Говорили все. Говорил и я. Помню, находясь под парами, мягко выражаясь, кофе с коньяком, развил целую теорию о связи Фрейда и Чехова. И все слушали! Слушали целый час, открыв рты! И Ефремов слушал. Слушал, слушал, и вдруг ему надоело: «Хватит трепаться, в конце концов! Бред какой-то!» И все заржали, хотя в том, что я болтал о сексе в «Чайке», смысла было ничуть не меньше, чем в разглагольствованиях моих коллег.
Я напрягался, пытаясь играть управляющего Шамраева. Когда рассказывал и показывал Ефремов, все было словно бы понятно и даже смешно, но когда доходило до дела, у меня получалось натужно и уныло. Крайне старообразно и необаятельно выглядел Треплев, способный, кажется, удочерить свою маму — Толмачеву. Длинный Суховерко расхаживал, словно шест проглотил. Верещала «под себя» Вертинская. Алкоголизм Маши у Нины Дорошиной пугал своей реалистической достоверностью. А ведь в экспликации Ефремова уже тогда было много, много интересного. Он это потом и осуществил — во мхатовском варианте, спустя десять лет. Но тогда это сделать не удалось.
В апреле 1981 года Московский театр «Современник» торжественно отмечал 25-летие своего существования!
— Этот день надо было пережить, — сказала мне Лиля Толмачева, когда все было завершено.
Действительно, надо было. Трудно было. В зале и на сцене много знакомых лиц. Но скольких, скольких уже нет… Минутой молчания почтили память ушедших. Прозвучали имена Володи Паулуса, Олега Даля, одного из авторов пьесы «Два цвета» Авы Зака, Константина Михайловича Симонова кого-то еще.
На юбилейном вечере на большой экран проецировали старые фотографии и остроумно их комментировали. На одной — группа ребят-современниковцев на камне у воды — снимок, вероятно, сделан во время летних гастролей, где-нибудь на Волге.
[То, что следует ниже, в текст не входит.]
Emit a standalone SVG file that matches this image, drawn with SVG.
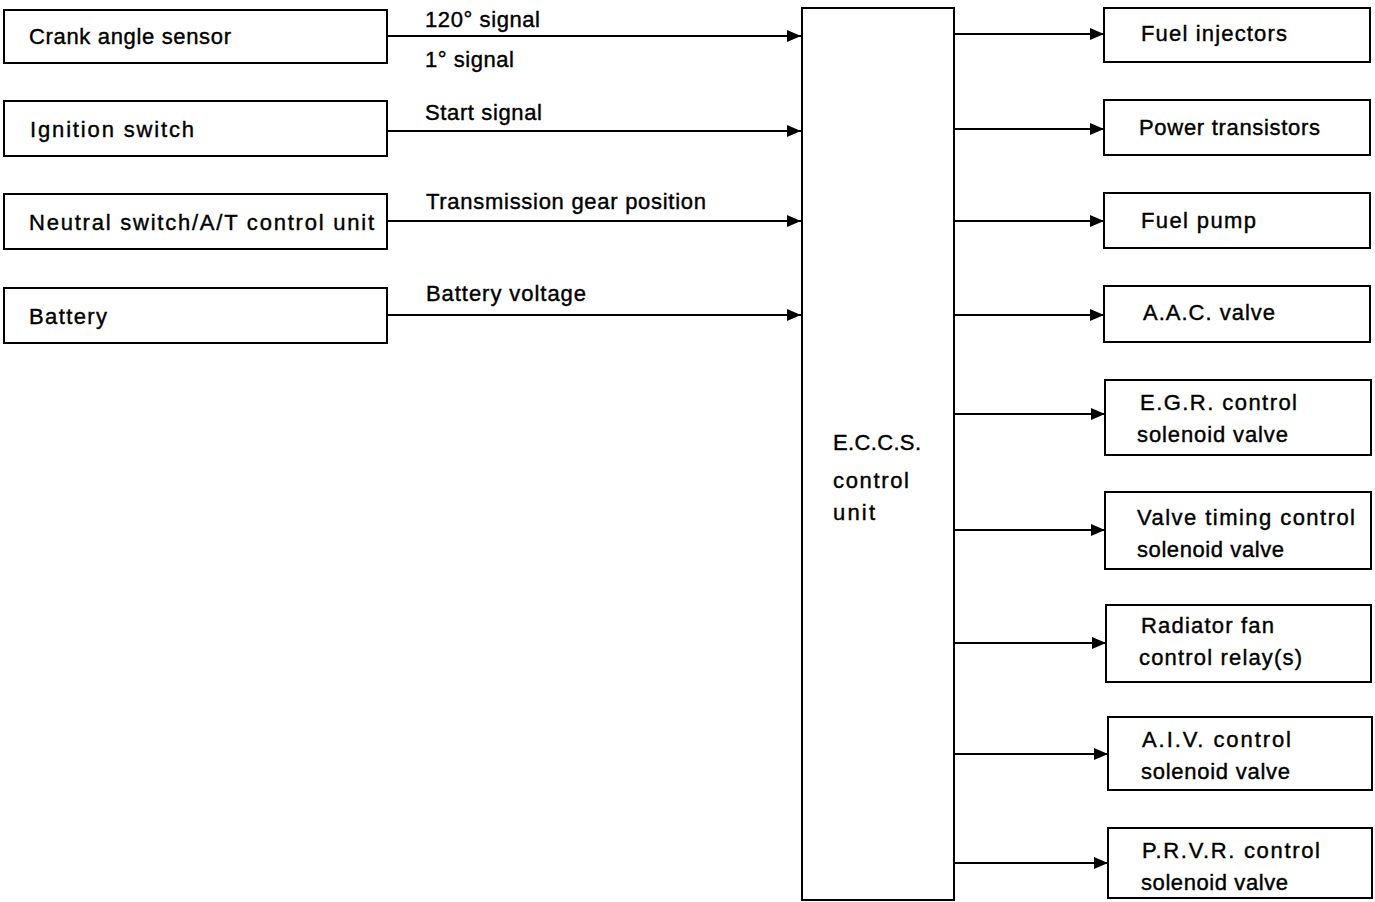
<svg xmlns="http://www.w3.org/2000/svg" width="1375" height="902" viewBox="0 0 1375 902">
<defs>
<marker id="arr" markerWidth="14" markerHeight="12" refX="14" refY="6" orient="auto" markerUnits="userSpaceOnUse">
<path d="M0,0 L14,6 L0,12 Z" fill="#000"/>
</marker>
<style>
.box{fill:#fff;stroke:#000;stroke-width:2}
.t{font-family:"Liberation Sans",Arial,sans-serif;font-size:22px;fill:#000;stroke:#000;stroke-width:0.4}
.c{stroke:#000;stroke-width:2;fill:none;marker-end:url(#arr)}
</style>
</defs>
<rect width="1375" height="902" fill="#fff"/>
<g id="crank"><rect class="box" x="4" y="10" width="383" height="53"/><text class="t" x="29" y="44" textLength="202" lengthAdjust="spacing">Crank angle sensor</text></g>
<g id="ignition"><rect class="box" x="4" y="101" width="383" height="55"/><text class="t" x="30" y="137" textLength="164" lengthAdjust="spacing">Ignition switch</text></g>
<g id="neutral"><rect class="box" x="4" y="194" width="383" height="55"/><text class="t" x="29" y="230" textLength="345" lengthAdjust="spacing">Neutral switch/A/T control unit</text></g>
<g id="battery"><rect class="box" x="4" y="288" width="383" height="55"/><text class="t" x="29" y="324" textLength="78" lengthAdjust="spacing">Battery</text></g>
<g id="eccs"><rect class="box" x="802" y="8" width="152" height="892"/><text class="t" x="833" y="450" textLength="88" lengthAdjust="spacing">E.C.C.S.</text><text class="t" x="833" y="488" textLength="76" lengthAdjust="spacing">control</text><text class="t" x="833" y="520" textLength="42" lengthAdjust="spacing">unit</text></g>
<g id="fuelinj"><rect class="box" x="1104" y="8" width="266" height="54"/><text class="t" x="1141" y="41" textLength="146" lengthAdjust="spacing">Fuel injectors</text></g>
<g id="powertr"><rect class="box" x="1104" y="100" width="266" height="55"/><text class="t" x="1139" y="135" textLength="181" lengthAdjust="spacing">Power transistors</text></g>
<g id="fuelpump"><rect class="box" x="1104" y="193" width="266" height="55"/><text class="t" x="1141" y="228" textLength="115" lengthAdjust="spacing">Fuel pump</text></g>
<g id="aac"><rect class="box" x="1104" y="286" width="266" height="56"/><text class="t" x="1143" y="320" textLength="132" lengthAdjust="spacing">A.A.C. valve</text></g>
<g id="egr"><rect class="box" x="1105" y="380" width="266" height="75"/><text class="t" x="1140" y="410" textLength="157" lengthAdjust="spacing">E.G.R. control</text><text class="t" x="1137" y="442" textLength="151" lengthAdjust="spacing">solenoid valve</text></g>
<g id="vtc"><rect class="box" x="1105" y="492" width="266" height="77"/><text class="t" x="1137" y="525" textLength="218" lengthAdjust="spacing">Valve timing control</text><text class="t" x="1137" y="557" textLength="147" lengthAdjust="spacing">solenoid valve</text></g>
<g id="radfan"><rect class="box" x="1106" y="605" width="265" height="77"/><text class="t" x="1141" y="633" textLength="133" lengthAdjust="spacing">Radiator fan</text><text class="t" x="1139" y="665" textLength="163" lengthAdjust="spacing">control relay(s)</text></g>
<g id="aiv"><rect class="box" x="1108" y="717" width="264" height="73"/><text class="t" x="1142" y="747" textLength="149" lengthAdjust="spacing">A.I.V. control</text><text class="t" x="1141" y="779" textLength="149" lengthAdjust="spacing">solenoid valve</text></g>
<g id="prvr"><rect class="box" x="1108" y="828" width="264" height="70"/><text class="t" x="1142" y="858" textLength="178" lengthAdjust="spacing">P.R.V.R. control</text><text class="t" x="1141" y="890" textLength="147" lengthAdjust="spacing">solenoid valve</text></g>
<g id="connectors">
<line class="c" x1="387" y1="36" x2="801" y2="36"/>
<line class="c" x1="387" y1="131" x2="801" y2="131"/>
<line class="c" x1="387" y1="221" x2="801" y2="221"/>
<line class="c" x1="387" y1="315" x2="801" y2="315"/>
<line class="c" x1="954" y1="34" x2="1104" y2="34"/>
<line class="c" x1="954" y1="129" x2="1104" y2="129"/>
<line class="c" x1="954" y1="221" x2="1104" y2="221"/>
<line class="c" x1="954" y1="315" x2="1104" y2="315"/>
<line class="c" x1="954" y1="414" x2="1105" y2="414"/>
<line class="c" x1="954" y1="530" x2="1105" y2="530"/>
<line class="c" x1="954" y1="643" x2="1106" y2="643"/>
<line class="c" x1="954" y1="754" x2="1108" y2="754"/>
<line class="c" x1="954" y1="863" x2="1108" y2="863"/>
<text class="t" x="425" y="27" textLength="115" lengthAdjust="spacing">120° signal</text>
<text class="t" x="425" y="67" textLength="89" lengthAdjust="spacing">1° signal</text>
<text class="t" x="425" y="120" textLength="117" lengthAdjust="spacing">Start signal</text>
<text class="t" x="426" y="209" textLength="280" lengthAdjust="spacing">Transmission gear position</text>
<text class="t" x="426" y="301" textLength="160" lengthAdjust="spacing">Battery voltage</text>
</g>
</svg>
Очень, очень молодые, неприлично молодые: худенькая Алла Покровская, кудрявый Петя Щербаков и другие ребята и девочки в плавках, в купальниках улыбаются в аппарат, а на переднем плане тоже в плавках и очках возлежит седой, лысый 60-летний Ёся Либгот. В остроумном комментарии его не упомянули. Может, оттого, что молодежь, которая делала капустник, просто не знала, кто этот старый иудей и как он затесался в славную молодежную компашку. В ту минуту я подумал: «А бедного Ёсю забыли, как Фирса». Грустно. Конечно, что значит потеря старого Либгота по сравнению с трагедией 39-летнего Олега Даля? И все-таки…
Когда в 59-м году я вступил в труппу «Современника», то знал уже многих, почти всех.
— А кто этот старый еврей, который во всех спектаклях участвует?
— Это? Иосиф Миронович Либгот… Ёся! — с ласковой фамильярностью окликнул того мой собеседник.
«Ёся», нисколько не обидевшись на столь амикошонское обращение, подошел. По возрасту он годился нам в отцы, но вполне мог оказаться и дедом.